Simultaneous, I continually work with the disclosed phenomena in relation to the study of people with low back pain, heart disease and stroke. In these studies, I work together with reseachers that complement my qualitative approach with quantitative research in order to benefit from the mix of methods. Further, intervention research can broaden and disseminate the influence of research results from the exploration of the patient perspective faster than by publication alone. Therefore, I have expanded the research field to include intervention research. I am currently working with the following research groups aimed at different kinds of rehabilitation:

People with spinal cord injuries

The focus here is on the characteristics of the life situation of patients and people with spinal cord injuries in order to understand their need for support.

- The work is conducted in collaboration with senior researcher Bodil Bjørnshave Noe, Associate Professor Merete Bjerrum and PhD-student Randi Steensgaard. The idea PhD project is inspired by and based on my own PhD study. This is an intervention study with the working title: ”Towards a meaningful life after Spinal Cord Injury – rehabilitation based on patient participation”.

People with low back pain

The low back pain patients’ experiences of the health professional intervention are explored in order to achieve understanding of the effective parts. 

- The work is conducted in collaboration with Professor Niels Buus, Associate Professor, Physiotherapist Thomas Maribo, Psychologist Birgitte Gonge, MD Birgit Schiøtz-Christensen, MD, PhD Poul Frost & MD, PhD Lone Donbæk Jensen.

People with heart disease

In relation to heart patients with circulatory impairment, I am contributing to an on-going intervention study with an interview section with the aim of gaining insight into the patient experience in order to improve professional intervention.

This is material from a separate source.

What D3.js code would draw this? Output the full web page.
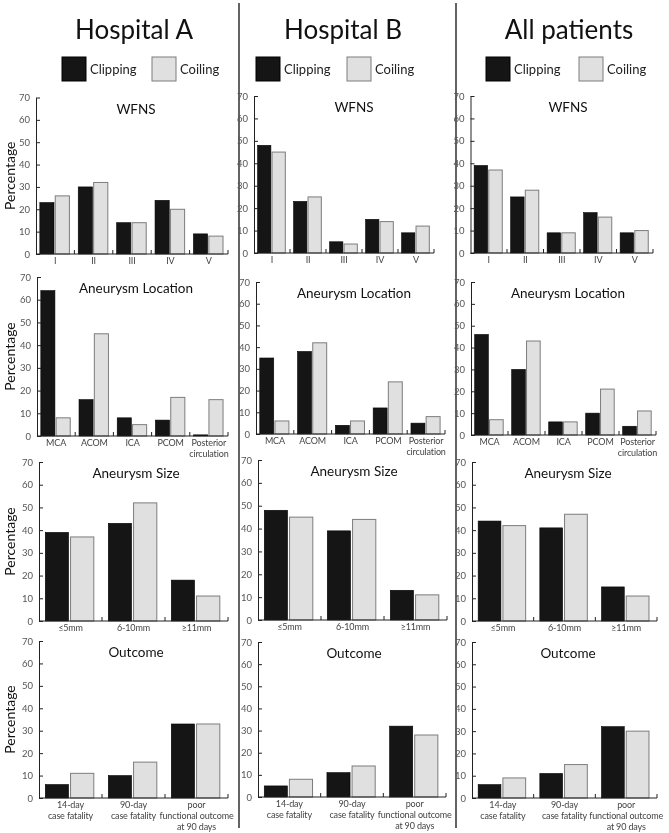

-The work is conducted in collaboration with Senior Researcher, Associate Professor Sussie Laustsen & Senior Researcher, Associate Professor Annemette Krintel Petersen, clinical professor Vibeke Hjortdal and PhD-student Marie Veje Knudsen. The working title of the study is “Effect of Multidisciplinary Cardiac Tele-rehabilitation”.

The relatives’ perspective

Exploring the relatives' situation and role has become part of the research. This is because the relatives’ interplay and experiences are very important, both in terms of helping the patient, and because the relatives themselves are often in a particularly vulnerable situation. The relatives' situations and roles are therefore under on-going exploration.

-The work is conducted in collaboration with Professor Torben Bæk Hansen, Professor Ingrid Egerod, and PhD-student Anne Højager Nielsen. The working title of the study: “Dairies for critical ill patients written by relative: the meaning for the patient and the relatives and the effect in relation to the development of symptoms of posttraumatic stress”.

Vulnerability in patients and in nurses

The vulnerability becomes very clear when the spinal cord is injured; a duality between being vulnerable and strong appears. The attitude of others is very important in this situation. This has led to a multi-annual study of also the nurse’s vulnerability

- Professor Sofrid Vatne is my main collaborator.

Health and nursing care in primary health care

As nursing continues increasingly to be practised in primary health care, I aim to make a contribution in the form of participation in an international research project designed to test the effect of a nursing intervention on patient psychosocial health after stroke. This study builds on the other research to which I also have contributed.

- The work is conducted in collaboration with Senior Researcher Lena Aadal Senior Researcher Bodil Bjørnshave Noe Associate Professor Thomas Maribo, and Professor Marit Kirkevold in charge of the Norwegian research group conducting the multi centre study ”Promoting psychosocial well-being following stroke”.

 

The interrelation between the projects

The projects illustrate the complexity of the meeting between the person with the health issue and the optimal health professional intervention. Central is the human existence and promotion thereof when illness and accident changes life. The relation between the projects provides synergy and optimise the contribution to promote research and research based nursing.